Biotechnologists at the Guru Gobind Singh Indraprastha University (GGU) in New Delhi have discovered a wide variation among popular varieties of rice in India in their ability to use nitrogen. This knowledge can be used to develop newer varieties that use less nitrogen and are high-yielding, thus slashing expenditure on imported fertilizers and reducing nitrogen-linked pollution.
“Cereals consume two-thirds of all urea in India, led by rice. Poor fertilizer nitrogen-use efficiency (NUE) wastes N (nitrogen)-fertilizers worth ₹1 trillion a year in India and over $170 billion per year globally,” N. Raghuram, Professor at GGU, and lead author of the paper, said, reporting these findings.
Nitrogen use efficiency refers to the yield of a crop relative to the nitrogen (natural and artificial) available to it.
“Worse, N-fertilizers are the main source of nitrous oxide and ammonia pollution of air and nitrate/ammonium pollution of water, affecting our health, biodiversity, and climate change. Yet, we don’t have a ranking of any Indian crop varieties in terms of their NUE for crop improvement by selection or breeding,” Dr. Raghuram said.
The paper was published late last week in the peer-reviewed Journal of Plant Growth Regulation.
The NUE of the best varieties were five times as much as the least, the investigation found. However, a high NUE doesn’t always mean the highest yields and farmers in India generally prefer varieties with the highest yields.
“The focus of Indian agriculture has for a long time been to solely increase yield. This was necessary during the Green Revolution but this also meant more synthetic fertilizers, more wastage, and pollution. India has tens and thousands of rice varieties but only a few are actually used and studied as part of agricultural research. To find newer crops that have improved NUE and yields, we have to have a wider approach,” Dr. Raghuram told The Hindu.
The study was co-authored by Ashu Tyagi and Navjyoti Chakraborty, both scientists from the Centre for Sustainable Nitrogen and Nutrient Management, School of Biotechnology, GGU.
While some improvements in NUE could be done by improving fertilizer formulations, legume-based crop-rotations and crop management practices, it was now become necessary to lay more stress on improving the crop using biotechnology, the authors of the study said.
“Our screening of a dozen rice varieties out of over a thousand Indian-released varieties revealed five-fold variation in NUE that can be tapped for crop improvement. There could be even higher potential in the tens of thousands of untapped farmers’ varieties/landraces” Ms. Tyagi, who carried out this work for her doctoral thesis, said. “This was by far the most comprehensive study of 46 phenotypic and physiological parameters in any crop. We found 19 parameters strongly associated with NUE, including eight we discovered for the first time, subject to confirmation in field trials,” she added.
The studies are a result of investigation done over a decade using different sets of 34 released rice varieties by different researchers in the lab with a consistent methodology to evaluate NUE in the university greenhouse, which are plots within campuses to simulate agricultural fields.
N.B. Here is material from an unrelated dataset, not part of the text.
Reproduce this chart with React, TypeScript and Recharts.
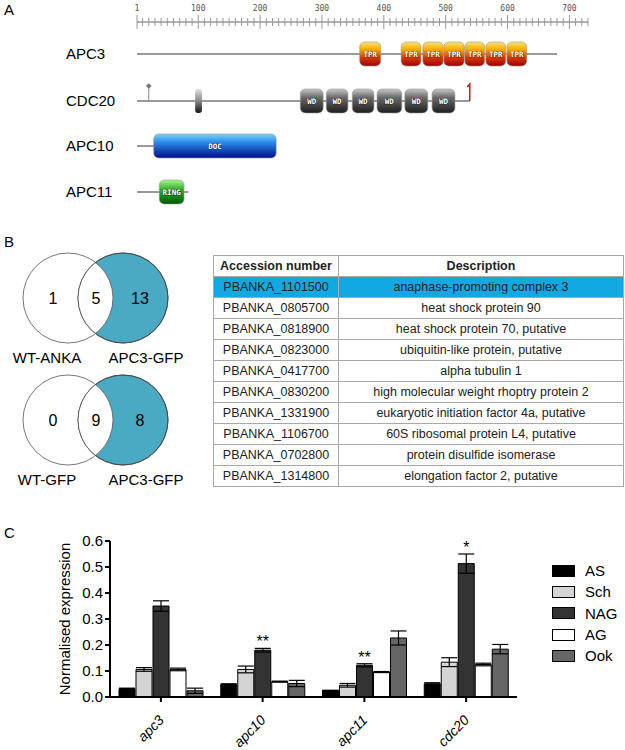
import { BarChart, Bar, XAxis, YAxis, ErrorBar, LabelList } from 'recharts';

// ---- panel A: domain architecture (residue coordinates) ----
const rulerLabels = [1, 100, 200, 300, 400, 500, 600, 700];
const rulerEnd = 730;
const apc3Length = 680;
const apc3Tpr = [[361, 395], [428, 460], [463, 496], [497, 530], [531, 563], [565, 597], [599, 631]];
const cdc20Length = 539;
const cdc20Wd = [[265, 302], [307, 342], [349, 384], [389, 429], [434, 471], [478, 515]];
const cdc20Pin = 20;
const cdc20Motif = [95, 106];
const apc10Length = 226;
const apc10Doc = [[28, 226]];
const apc11Length = 84;
const apc11Ring = [[37, 77]];

// ---- panel B ----
const vennTop = ['1', '5', '13'];
const vennTopLabels = ['WT-ANKA', 'APC3-GFP'];
const vennBottom = ['0', '9', '8'];
const vennBottomLabels = ['WT-GFP', 'APC3-GFP'];
const accessions = [
  'PBANKA_1101500', 'PBANKA_0805700', 'PBANKA_0818900', 'PBANKA_0823000', 'PBANKA_0417700',
  'PBANKA_0830200', 'PBANKA_1331900', 'PBANKA_1106700', 'PBANKA_0702800', 'PBANKA_1314800',
];
const descriptions = [
  'anaphase-promoting complex  3', 'heat shock protein 90', 'heat shock protein 70, putative',
  'ubiquitin-like protein, putative', 'alpha tubulin 1', 'high molecular weight rhoptry protein 2',
  'eukaryotic initiation factor 4a, putative', '60S ribosomal protein L4, putative',
  'protein disulfide isomerase', 'elongation factor 2, putative',
];

// ---- panel C: qPCR ----
const genes = ['apc3', 'apc10', 'apc11', 'cdc20'];
const stages = ['AS', 'Sch', 'NAG', 'AG', 'Ook'];
const stageColors = ['#000000', '#d4d4d4', '#333333', '#ffffff', '#666666'];
const asValues = [0.032, 0.048, 0.025, 0.051];
const asErrors = [0.002, 0.003, 0.001, 0.004];
const schValues = [0.106, 0.106, 0.045, 0.134];
const schErrors = [0.007, 0.013, 0.007, 0.017];
const nagValues = [0.35, 0.18, 0.122, 0.513];
const nagErrors = [0.02, 0.007, 0.006, 0.037];
const agValues = [0.106, 0.059, 0.096, 0.125];
const agErrors = [0.005, 0.002, 0.002, 0.005];
const ookValues = [0.024, 0.052, 0.227, 0.184];
const ookErrors = [0.01, 0.012, 0.027, 0.018];
const nagSignificance = ['', '**', '**', '*'];
const yTicks = [0, 0.1, 0.2, 0.3, 0.4, 0.5, 0.6];

const seriesValues = [asValues, schValues, nagValues, agValues, ookValues];
const seriesErrors = [asErrors, schErrors, nagErrors, agErrors, ookErrors];

const chartData = genes.map((gene, i) => {
  const row: Record<string, string | number> = { gene };
  stages.forEach((s, k) => {
    row[s] = seriesValues[k][i];
    row[s + 'Err'] = seriesErrors[k][i];
  });
  return row;
});

const font = '"Liberation Sans", Arial, Helvetica, sans-serif';

const resX = (r: number) => 137 + (r - 1) * 0.6186;

function Domains({ list, cy, grad, label }: { list: number[][]; cy: number; grad: string; label: string }) {
  return (
    <>
      {list.map(([a, b], i) => {
        const x = resX(a);
        const w = resX(b) - x;
        return (
          <g key={i}>
            <rect x={x} y={cy - 12} width={w} height={24} rx={5} fill={`url(#${grad})`} stroke="#999" strokeWidth={0.6} />
            <text x={x + w / 2} y={cy + 3} textAnchor="middle" fontSize={7.5} fontWeight="bold" fill="#fff"
              stroke="rgba(0,0,0,0.45)" strokeWidth={1.2} paintOrder="stroke" fontFamily="DejaVu Sans Mono, monospace">{label}</text>
          </g>
        );
      })}
    </>
  );
}

function PanelsAB() {
  const rulerMinor: number[] = [];
  for (let r = 10; r <= rulerEnd; r += 10) rulerMinor.push(r);
  const proteins = [
    { name: 'APC3', cy: 54, len: apc3Length },
    { name: 'CDC20', cy: 101, len: cdc20Length },
    { name: 'APC10', cy: 146, len: apc10Length },
    { name: 'APC11', cy: 192, len: apc11Length },
  ];
  const venn = (cy: number, nums: string[], labels: string[], key: string) => (
    <g key={key}>
      <clipPath id={`clip-${key}`}>
        <circle cx={68} cy={cy} r={45} />
      </clipPath>
      <circle cx={123} cy={cy} r={45} fill="#4aa9c3" stroke="#444" strokeWidth={0.8} />
      <circle cx={123} cy={cy} r={45} fill="#fff" clipPath={`url(#clip-${key})`} />
      <circle cx={68} cy={cy} r={45} fill="none" stroke="#555" strokeWidth={0.8} />
      <circle cx={123} cy={cy} r={45} fill="none" stroke="#444" strokeWidth={0.8} />
      <text x={53} y={cy + 6} textAnchor="middle" fontSize={16}>{nums[0]}</text>
      <text x={96} y={cy + 6} textAnchor="middle" fontSize={16}>{nums[1]}</text>
      <text x={140} y={cy + 6} textAnchor="middle" fontSize={16}>{nums[2]}</text>
      <text x={47} y={cy + 65} textAnchor="middle" fontSize={15}>{labels[0]}</text>
      <text x={146} y={cy + 65} textAnchor="middle" fontSize={15}>{labels[1]}</text>
    </g>
  );
  return (
    <svg width={625} height={520} style={{ position: 'absolute', left: 0, top: 0 }} fontFamily={font}>
      <defs>
        <linearGradient id="gTpr" x1="0" y1="0" x2="0" y2="1">
          <stop offset="0" stopColor="#ffe27a" />
          <stop offset="0.3" stopColor="#f4b000" />
          <stop offset="0.65" stopColor="#d23a00" />
          <stop offset="1" stopColor="#a00000" />
        </linearGradient>
        <linearGradient id="gWd" x1="0" y1="0" x2="0" y2="1">
          <stop offset="0" stopColor="#c8c8c8" />
          <stop offset="0.35" stopColor="#6a6a6a" />
          <stop offset="1" stopColor="#1e1e1e" />
        </linearGradient>
        <linearGradient id="gDoc" x1="0" y1="0" x2="0" y2="1">
          <stop offset="0" stopColor="#7ad4fa" />
          <stop offset="0.35" stopColor="#2a8ae8" />
          <stop offset="1" stopColor="#000c8c" />
        </linearGradient>
        <linearGradient id="gRing" x1="0" y1="0" x2="0" y2="1">
          <stop offset="0" stopColor="#a6f590" />
          <stop offset="0.4" stopColor="#2fae25" />
          <stop offset="1" stopColor="#005a00" />
        </linearGradient>
        <linearGradient id="gMotif" x1="0" y1="0" x2="0" y2="1">
          <stop offset="0" stopColor="#e0e0e0" />
          <stop offset="0.5" stopColor="#888" />
          <stop offset="1" stopColor="#111" />
        </linearGradient>
      </defs>

      <text x={4} y={15} fontSize={15}>A</text>
      {/* ruler */}
      <line x1={resX(1)} x2={resX(rulerEnd)} y1={22} y2={22} stroke="#999" strokeWidth={1.5} />
      <line x1={resX(1)} x2={resX(1)} y1={15} y2={29} stroke="#999" strokeWidth={1} />
      {rulerMinor.map((r) => (
        <line key={r} x1={resX(r)} x2={resX(r)} y1={r % 100 === 0 ? 15 : 18} y2={r % 100 === 0 ? 29 : 26}
          stroke="#999" strokeWidth={1} />
      ))}
      {rulerLabels.map((r) => (
        <text key={r} x={resX(r)} y={11} textAnchor="middle" fontSize={8} fill="#555"
          fontFamily="DejaVu Sans Mono, monospace">{r}</text>
      ))}

      {proteins.map((p) => (
        <g key={p.name}>
          <text x={66} y={p.cy + 5} fontSize={15}>{p.name}</text>
          <line x1={resX(1)} x2={resX(p.len)} y1={p.cy} y2={p.cy} stroke="#999" strokeWidth={1.8} />
        </g>
      ))}

      {/* CDC20 extras */}
      <line x1={resX(cdc20Pin)} x2={resX(cdc20Pin)} y1={101} y2={86} stroke="#888" strokeWidth={1} />
      <rect x={resX(cdc20Pin) - 2} y={84} width={4} height={4} fill="#777" transform={`rotate(45 ${resX(cdc20Pin)} 86)`} />
      <rect x={resX(cdc20Motif[0])} y={89} width={resX(cdc20Motif[1]) - resX(cdc20Motif[0])} height={24} rx={3}
        fill="url(#gMotif)" />
      <polyline points={`${resX(cdc20Length)},101 ${resX(cdc20Length)},84 ${resX(cdc20Length) - 2.5},87`}
        fill="none" stroke="#e00000" strokeWidth={1.4} />

      <Domains list={apc3Tpr} cy={54} grad="gTpr" label="TPR" />
      <Domains list={cdc20Wd} cy={101} grad="gWd" label="WD" />
      <Domains list={apc10Doc} cy={146} grad="gDoc" label="DOC" />
      <Domains list={apc11Ring} cy={192} grad="gRing" label="RING" />

      <text x={4} y={247} fontSize={15}>B</text>
      {venn(298, vennTop, vennTopLabels, 'v1')}
      {venn(420, vennBottom, vennBottomLabels, 'v2')}
    </svg>
  );
}

function ProteinTable() {
  const cell = (first: boolean): React.CSSProperties => ({
    border: '1px solid #a8a8a8',
    padding: 0,
    height: 20,
    textAlign: 'center',
    width: first ? 124 : undefined,
  });
  return (
    <table style={{ position: 'absolute', left: 213, top: 255, width: 411, borderCollapse: 'collapse',
      fontFamily: font, fontSize: 12.5, color: '#222', tableLayout: 'fixed' }}>
      <tbody>
        <tr>
          <td style={{ ...cell(true), fontWeight: 'bold' }}>Accession number</td>
          <td style={{ ...cell(false), fontWeight: 'bold' }}>Description</td>
        </tr>
        {accessions.map((acc, i) => (
          <tr key={acc} style={{ background: i === 0 ? '#12a9e3' : '#fff' }}>
            <td style={cell(true)}>{acc}</td>
            <td style={cell(false)}>{descriptions[i]}</td>
          </tr>
        ))}
      </tbody>
    </table>
  );
}

const GeneTick = (props: any) => {
  const { x, y, payload } = props;
  return (
    <g transform={`translate(${x + 4},${y + 17})`}>
      <text x={0} y={0} textAnchor="end" transform="rotate(-45)" fontSize={14} fontStyle="italic"
        fill="#000" fontFamily={font}>{payload.value}</text>
    </g>
  );
};

const renderStars = (props: any) => {
  const vb = props.viewBox ?? props;
  const { index, value } = props;
  const mark = nagSignificance[index];
  if (!mark || vb == null) return null;
  const h = Math.abs(vb.height);
  const top = Math.min(vb.y, vb.y + vb.height);
  const pxPerUnit = h / Number(value);
  const errTop = top - nagErrors[index] * pxPerUnit;
  return (
    <text x={vb.x + vb.width / 2} y={errTop - 1} textAnchor="middle" fontSize={16} fill="#000" fontFamily={font}>
      {mark}
    </text>
  );
};

const YLabel = (props: any) => {
  const vb = props.viewBox;
  const cx = 64;
  const cy = vb.y + vb.height / 2;
  return (
    <text x={cx} y={cy} transform={`rotate(-90 ${cx} ${cy})`} textAnchor="middle" dominantBaseline="central"
      fontSize={15} fill="#000" fontFamily={font}>Normalised expression</text>
  );
};

function ExpressionChart() {
  return (
    <div style={{ position: 'absolute', left: 0, top: 520, width: 625, height: 230 }}>
      <div style={{ position: 'absolute', left: 4, top: 4, fontFamily: font, fontSize: 15 }}>C</div>
      <BarChart width={625} height={230} data={chartData} margin={{ top: 21, right: 108, left: 60, bottom: 0 }}
        barSize={16} barGap={1} barCategoryGap={9}>
        <XAxis dataKey="gene" interval={0} height={53} tick={<GeneTick />} tickSize={5}
          axisLine={{ stroke: '#000', strokeWidth: 2 }} tickLine={{ stroke: '#000', strokeWidth: 2 }} />
        <YAxis domain={[0, 0.6]} ticks={yTicks} width={50} tickSize={5} interval={0}
          tickFormatter={(v: number) => v.toFixed(1)}
          tick={{ fill: '#000', fontSize: 15, fontFamily: font }}
          axisLine={{ stroke: '#000', strokeWidth: 2 }} tickLine={{ stroke: '#000', strokeWidth: 2 }}
          label={<YLabel />} />
        {stages.map((s, k) => (
          <Bar key={s} dataKey={s} fill={stageColors[k]} stroke="#000" strokeWidth={1} isAnimationActive={false}>
            <ErrorBar dataKey={s + 'Err'} width={8} stroke="#000" strokeWidth={1.2} direction="y" />
            {s === 'NAG' && <LabelList dataKey="NAG" content={renderStars} />}
          </Bar>
        ))}
      </BarChart>
      <div style={{ position: 'absolute', left: 552, top: 40, fontFamily: font, fontSize: 15 }}>
        {stages.map((s, k) => (
          <div key={s} style={{ display: 'flex', alignItems: 'center', height: 21.3 }}>
            <span style={{ display: 'inline-block', width: 21, height: 10, background: stageColors[k],
              border: '1px solid #000', marginRight: 10 }} />
            <span>{s}</span>
          </div>
        ))}
      </div>
    </div>
  );
}

export default function App() {
  return (
    <div style={{ position: 'absolute', left: 0, top: 0, width: 625, height: 750, background: '#fff', overflow: 'hidden' }}>
      <PanelsAB />
      <ProteinTable />
      <ExpressionChart />
    </div>
  );
}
“The varieties we earlier found to be of high NUE in the greenhouse were later confirmed in the field by our partners in agricultural institutes. So we are increasingly confident that we have a reliable field-relevant methodology for biological assessment of NUE. On that basis, we can recommend large-scale screening of all the Indian varieties of rice to find more and more NUE cultivars that suit different agroclimatic conditions and markets,” Dr. Raghuram said.
India is the world’s second-largest source of nitrous oxide (N2O), a greenhouse gas that heats up the atmosphere far more than carbon dioxide. Nearly 11% of such global manmade emissions in 2020 were from India, topped only by China at 16%. The major source of these emissions is fertilizer usage, according to a global assessment of N2O emissions conducted in June.